── Given information ──
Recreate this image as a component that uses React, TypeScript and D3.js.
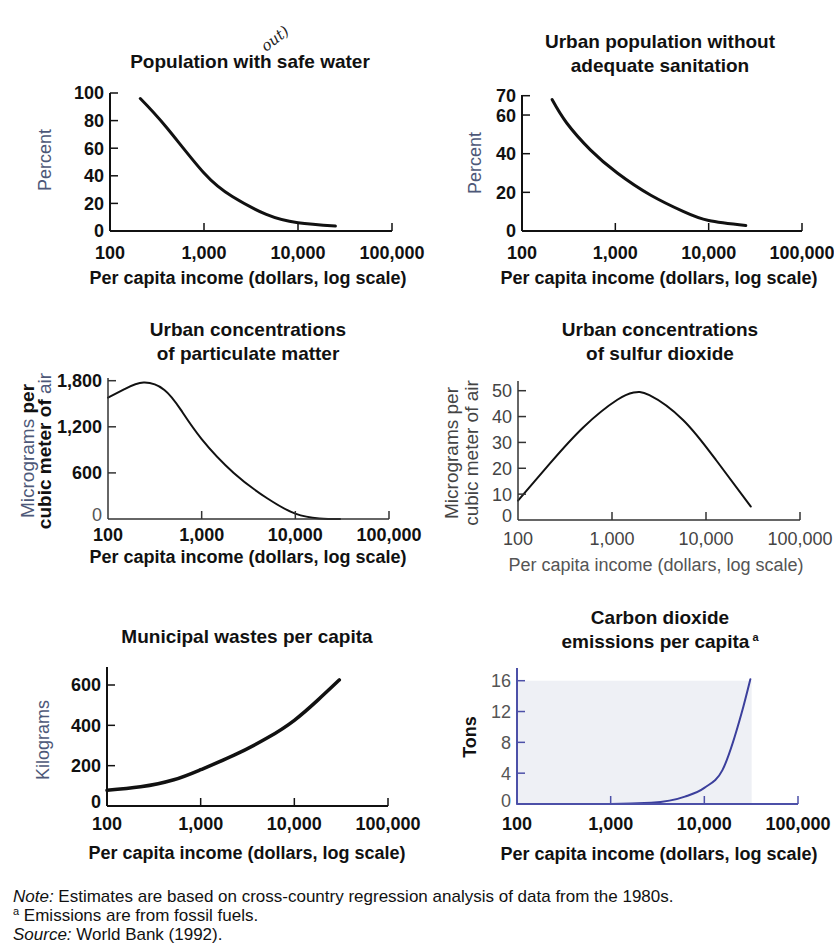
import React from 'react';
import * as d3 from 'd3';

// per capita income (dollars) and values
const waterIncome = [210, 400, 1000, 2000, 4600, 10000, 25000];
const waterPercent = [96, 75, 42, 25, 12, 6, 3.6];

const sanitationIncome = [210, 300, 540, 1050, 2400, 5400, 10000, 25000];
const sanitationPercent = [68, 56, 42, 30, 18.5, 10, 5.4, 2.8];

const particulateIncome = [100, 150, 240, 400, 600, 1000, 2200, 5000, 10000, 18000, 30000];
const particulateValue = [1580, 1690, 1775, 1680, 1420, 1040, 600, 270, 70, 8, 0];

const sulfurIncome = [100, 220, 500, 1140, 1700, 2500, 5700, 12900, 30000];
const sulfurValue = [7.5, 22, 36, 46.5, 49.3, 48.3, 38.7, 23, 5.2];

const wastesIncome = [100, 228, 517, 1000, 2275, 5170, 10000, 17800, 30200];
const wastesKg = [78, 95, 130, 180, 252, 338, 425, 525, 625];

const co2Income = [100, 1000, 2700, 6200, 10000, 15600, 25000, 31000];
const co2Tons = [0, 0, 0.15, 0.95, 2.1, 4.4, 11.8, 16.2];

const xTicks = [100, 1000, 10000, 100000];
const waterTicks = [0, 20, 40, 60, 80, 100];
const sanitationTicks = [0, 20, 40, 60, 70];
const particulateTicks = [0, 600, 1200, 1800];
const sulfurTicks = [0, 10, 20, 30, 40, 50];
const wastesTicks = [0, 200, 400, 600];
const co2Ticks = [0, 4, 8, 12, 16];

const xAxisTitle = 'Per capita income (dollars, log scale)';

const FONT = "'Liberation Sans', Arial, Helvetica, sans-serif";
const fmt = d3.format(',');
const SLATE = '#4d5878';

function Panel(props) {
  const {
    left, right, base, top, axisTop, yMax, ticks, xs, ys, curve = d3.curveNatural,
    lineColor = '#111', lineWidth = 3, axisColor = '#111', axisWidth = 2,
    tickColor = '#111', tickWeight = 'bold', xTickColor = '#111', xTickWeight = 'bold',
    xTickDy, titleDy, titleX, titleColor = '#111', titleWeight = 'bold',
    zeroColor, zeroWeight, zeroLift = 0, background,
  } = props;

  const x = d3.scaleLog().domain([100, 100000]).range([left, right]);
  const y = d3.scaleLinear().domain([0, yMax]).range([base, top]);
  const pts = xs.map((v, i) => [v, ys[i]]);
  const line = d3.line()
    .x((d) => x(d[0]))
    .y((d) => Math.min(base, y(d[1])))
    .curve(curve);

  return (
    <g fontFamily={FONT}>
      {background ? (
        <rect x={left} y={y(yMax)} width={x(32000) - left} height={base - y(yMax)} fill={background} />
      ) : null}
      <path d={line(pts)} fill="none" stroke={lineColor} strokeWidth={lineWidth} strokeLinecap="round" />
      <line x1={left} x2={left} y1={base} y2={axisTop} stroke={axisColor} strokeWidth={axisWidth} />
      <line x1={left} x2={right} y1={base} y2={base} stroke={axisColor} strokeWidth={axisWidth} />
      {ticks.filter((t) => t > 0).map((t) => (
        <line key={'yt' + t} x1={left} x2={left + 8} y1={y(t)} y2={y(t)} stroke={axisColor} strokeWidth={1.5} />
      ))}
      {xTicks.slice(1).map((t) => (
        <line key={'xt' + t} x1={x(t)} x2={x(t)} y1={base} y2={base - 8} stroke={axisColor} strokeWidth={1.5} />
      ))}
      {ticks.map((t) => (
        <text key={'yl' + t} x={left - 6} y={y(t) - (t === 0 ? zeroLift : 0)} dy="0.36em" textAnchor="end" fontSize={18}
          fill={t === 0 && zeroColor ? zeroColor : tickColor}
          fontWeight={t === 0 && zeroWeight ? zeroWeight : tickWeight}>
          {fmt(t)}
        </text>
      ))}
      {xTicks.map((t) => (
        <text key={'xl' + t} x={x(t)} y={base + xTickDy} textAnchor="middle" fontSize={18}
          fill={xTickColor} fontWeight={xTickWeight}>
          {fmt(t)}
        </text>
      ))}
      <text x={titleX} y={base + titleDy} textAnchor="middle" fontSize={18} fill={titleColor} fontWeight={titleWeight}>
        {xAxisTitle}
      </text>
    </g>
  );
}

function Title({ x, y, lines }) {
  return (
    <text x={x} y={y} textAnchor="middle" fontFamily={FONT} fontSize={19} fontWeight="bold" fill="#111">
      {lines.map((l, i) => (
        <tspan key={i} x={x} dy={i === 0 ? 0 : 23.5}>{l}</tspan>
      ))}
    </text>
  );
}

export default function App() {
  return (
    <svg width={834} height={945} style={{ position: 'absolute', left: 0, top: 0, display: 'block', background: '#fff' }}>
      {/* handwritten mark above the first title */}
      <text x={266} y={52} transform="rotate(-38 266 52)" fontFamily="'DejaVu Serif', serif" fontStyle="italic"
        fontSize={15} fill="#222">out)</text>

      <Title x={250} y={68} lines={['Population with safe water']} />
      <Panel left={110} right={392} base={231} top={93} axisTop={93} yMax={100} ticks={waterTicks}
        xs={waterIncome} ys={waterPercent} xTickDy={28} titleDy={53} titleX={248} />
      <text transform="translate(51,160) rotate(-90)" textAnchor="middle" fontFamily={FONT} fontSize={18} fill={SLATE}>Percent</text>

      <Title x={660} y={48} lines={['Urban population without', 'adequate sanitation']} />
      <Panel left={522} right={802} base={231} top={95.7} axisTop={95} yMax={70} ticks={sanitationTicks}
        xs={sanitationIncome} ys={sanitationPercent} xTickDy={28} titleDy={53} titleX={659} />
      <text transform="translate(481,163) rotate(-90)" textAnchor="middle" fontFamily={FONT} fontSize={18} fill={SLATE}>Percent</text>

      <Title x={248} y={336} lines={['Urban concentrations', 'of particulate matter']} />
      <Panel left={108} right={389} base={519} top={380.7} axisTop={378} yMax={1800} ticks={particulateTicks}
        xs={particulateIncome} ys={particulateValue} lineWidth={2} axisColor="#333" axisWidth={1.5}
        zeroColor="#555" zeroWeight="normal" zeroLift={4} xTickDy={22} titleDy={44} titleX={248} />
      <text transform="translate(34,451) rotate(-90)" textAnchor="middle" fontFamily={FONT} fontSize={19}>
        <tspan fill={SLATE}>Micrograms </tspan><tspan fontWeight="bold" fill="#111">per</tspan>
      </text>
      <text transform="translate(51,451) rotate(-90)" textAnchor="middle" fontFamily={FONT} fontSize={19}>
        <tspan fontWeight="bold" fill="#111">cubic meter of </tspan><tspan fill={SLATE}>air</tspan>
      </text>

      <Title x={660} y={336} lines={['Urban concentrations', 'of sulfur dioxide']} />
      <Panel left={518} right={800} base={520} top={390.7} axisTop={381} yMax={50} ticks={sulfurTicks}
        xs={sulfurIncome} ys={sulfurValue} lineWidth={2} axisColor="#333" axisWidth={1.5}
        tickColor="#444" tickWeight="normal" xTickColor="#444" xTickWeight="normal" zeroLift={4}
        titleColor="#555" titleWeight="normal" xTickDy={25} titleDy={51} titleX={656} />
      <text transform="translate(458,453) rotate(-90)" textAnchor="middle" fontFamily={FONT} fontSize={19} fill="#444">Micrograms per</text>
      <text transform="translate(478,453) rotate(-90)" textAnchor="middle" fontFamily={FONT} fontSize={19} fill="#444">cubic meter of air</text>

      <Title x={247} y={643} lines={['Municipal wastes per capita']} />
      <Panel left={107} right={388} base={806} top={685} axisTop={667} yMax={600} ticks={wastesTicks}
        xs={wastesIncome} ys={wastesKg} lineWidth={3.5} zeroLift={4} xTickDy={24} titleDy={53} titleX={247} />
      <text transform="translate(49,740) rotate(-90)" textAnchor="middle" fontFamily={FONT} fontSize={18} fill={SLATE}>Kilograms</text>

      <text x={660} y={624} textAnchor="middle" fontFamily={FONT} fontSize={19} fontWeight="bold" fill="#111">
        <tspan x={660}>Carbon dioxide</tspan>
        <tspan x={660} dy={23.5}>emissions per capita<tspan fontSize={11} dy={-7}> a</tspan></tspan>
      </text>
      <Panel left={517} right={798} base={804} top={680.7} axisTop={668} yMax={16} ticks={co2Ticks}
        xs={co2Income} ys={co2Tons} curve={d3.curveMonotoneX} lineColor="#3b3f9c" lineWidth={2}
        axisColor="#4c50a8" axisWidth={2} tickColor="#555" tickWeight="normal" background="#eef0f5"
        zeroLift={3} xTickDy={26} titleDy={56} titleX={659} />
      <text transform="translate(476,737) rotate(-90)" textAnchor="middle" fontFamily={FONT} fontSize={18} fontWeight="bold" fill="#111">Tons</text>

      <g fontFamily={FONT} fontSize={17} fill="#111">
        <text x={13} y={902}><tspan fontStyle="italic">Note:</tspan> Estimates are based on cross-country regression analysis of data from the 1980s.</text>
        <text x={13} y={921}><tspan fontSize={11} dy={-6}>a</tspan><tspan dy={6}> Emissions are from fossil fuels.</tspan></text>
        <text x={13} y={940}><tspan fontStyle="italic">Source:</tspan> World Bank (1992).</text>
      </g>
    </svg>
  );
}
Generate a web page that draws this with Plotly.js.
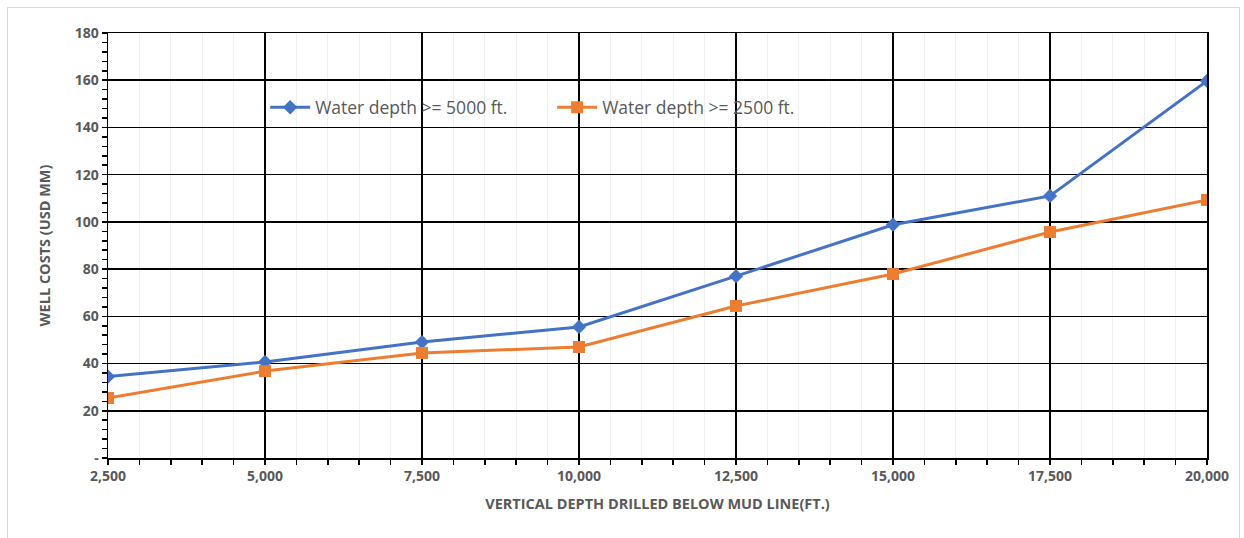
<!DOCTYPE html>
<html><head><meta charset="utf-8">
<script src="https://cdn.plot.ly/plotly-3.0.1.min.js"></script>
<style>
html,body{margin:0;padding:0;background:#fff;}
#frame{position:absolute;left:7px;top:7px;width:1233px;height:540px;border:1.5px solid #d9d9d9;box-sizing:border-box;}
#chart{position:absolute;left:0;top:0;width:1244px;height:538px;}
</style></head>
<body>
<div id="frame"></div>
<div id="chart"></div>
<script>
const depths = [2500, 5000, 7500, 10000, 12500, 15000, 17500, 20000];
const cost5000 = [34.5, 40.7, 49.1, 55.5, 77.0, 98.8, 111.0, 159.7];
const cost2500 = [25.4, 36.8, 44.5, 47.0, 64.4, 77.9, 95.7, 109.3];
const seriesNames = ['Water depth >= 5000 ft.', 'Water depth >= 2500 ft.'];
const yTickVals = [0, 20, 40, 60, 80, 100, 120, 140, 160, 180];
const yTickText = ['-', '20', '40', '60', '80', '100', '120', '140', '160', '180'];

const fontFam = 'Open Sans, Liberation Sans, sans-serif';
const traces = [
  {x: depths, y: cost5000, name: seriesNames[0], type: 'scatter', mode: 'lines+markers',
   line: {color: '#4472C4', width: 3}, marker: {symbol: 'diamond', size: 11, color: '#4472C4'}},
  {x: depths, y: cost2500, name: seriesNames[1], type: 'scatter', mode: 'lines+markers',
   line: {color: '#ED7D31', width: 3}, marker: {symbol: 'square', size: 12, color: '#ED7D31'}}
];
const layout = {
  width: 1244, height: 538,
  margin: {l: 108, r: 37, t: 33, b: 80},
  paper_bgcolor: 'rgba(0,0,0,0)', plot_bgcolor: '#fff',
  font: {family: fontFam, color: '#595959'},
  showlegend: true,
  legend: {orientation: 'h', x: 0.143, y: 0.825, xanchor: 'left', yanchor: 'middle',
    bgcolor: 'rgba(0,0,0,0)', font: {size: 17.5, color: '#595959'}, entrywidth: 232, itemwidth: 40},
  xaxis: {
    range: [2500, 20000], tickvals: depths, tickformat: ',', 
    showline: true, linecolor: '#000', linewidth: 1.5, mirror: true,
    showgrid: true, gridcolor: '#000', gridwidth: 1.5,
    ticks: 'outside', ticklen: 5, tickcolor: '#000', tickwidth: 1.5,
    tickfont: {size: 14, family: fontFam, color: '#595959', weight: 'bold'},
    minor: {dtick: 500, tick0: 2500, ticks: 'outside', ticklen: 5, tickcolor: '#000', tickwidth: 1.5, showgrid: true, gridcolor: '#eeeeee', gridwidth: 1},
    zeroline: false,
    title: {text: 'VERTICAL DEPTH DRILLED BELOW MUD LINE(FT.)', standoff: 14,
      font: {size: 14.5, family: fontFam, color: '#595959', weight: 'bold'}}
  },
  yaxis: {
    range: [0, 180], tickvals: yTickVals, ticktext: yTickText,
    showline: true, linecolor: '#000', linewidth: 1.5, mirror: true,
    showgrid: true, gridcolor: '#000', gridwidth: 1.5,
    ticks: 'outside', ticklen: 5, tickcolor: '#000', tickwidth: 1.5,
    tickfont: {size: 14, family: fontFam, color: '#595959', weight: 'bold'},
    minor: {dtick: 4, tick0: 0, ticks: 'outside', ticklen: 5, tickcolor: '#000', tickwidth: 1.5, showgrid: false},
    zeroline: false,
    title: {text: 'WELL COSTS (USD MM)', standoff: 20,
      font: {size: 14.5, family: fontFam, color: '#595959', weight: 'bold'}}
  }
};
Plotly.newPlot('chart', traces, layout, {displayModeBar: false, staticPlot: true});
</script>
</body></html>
───
*What you are asked to do*: Quote, please, every line of the material above from its start through the line that has "const co2Tons = [0, 0, 0.15, 0.95, 2.1, 4.4, 11.8, 16.2];", reproducing the words exactly and dropping any images.

*Answer to the task*:
Recreate this image as a component that uses React, TypeScript and D3.js.
import React from 'react';
import * as d3 from 'd3';

// per capita income (dollars) and values
const waterIncome = [210, 400, 1000, 2000, 4600, 10000, 25000];
const waterPercent = [96, 75, 42, 25, 12, 6, 3.6];

const sanitationIncome = [210, 300, 540, 1050, 2400, 5400, 10000, 25000];
const sanitationPercent = [68, 56, 42, 30, 18.5, 10, 5.4, 2.8];

const particulateIncome = [100, 150, 240, 400, 600, 1000, 2200, 5000, 10000, 18000, 30000];
const particulateValue = [1580, 1690, 1775, 1680, 1420, 1040, 600, 270, 70, 8, 0];

const sulfurIncome = [100, 220, 500, 1140, 1700, 2500, 5700, 12900, 30000];
const sulfurValue = [7.5, 22, 36, 46.5, 49.3, 48.3, 38.7, 23, 5.2];

const wastesIncome = [100, 228, 517, 1000, 2275, 5170, 10000, 17800, 30200];
const wastesKg = [78, 95, 130, 180, 252, 338, 425, 525, 625];

const co2Income = [100, 1000, 2700, 6200, 10000, 15600, 25000, 31000];
const co2Tons = [0, 0, 0.15, 0.95, 2.1, 4.4, 11.8, 16.2];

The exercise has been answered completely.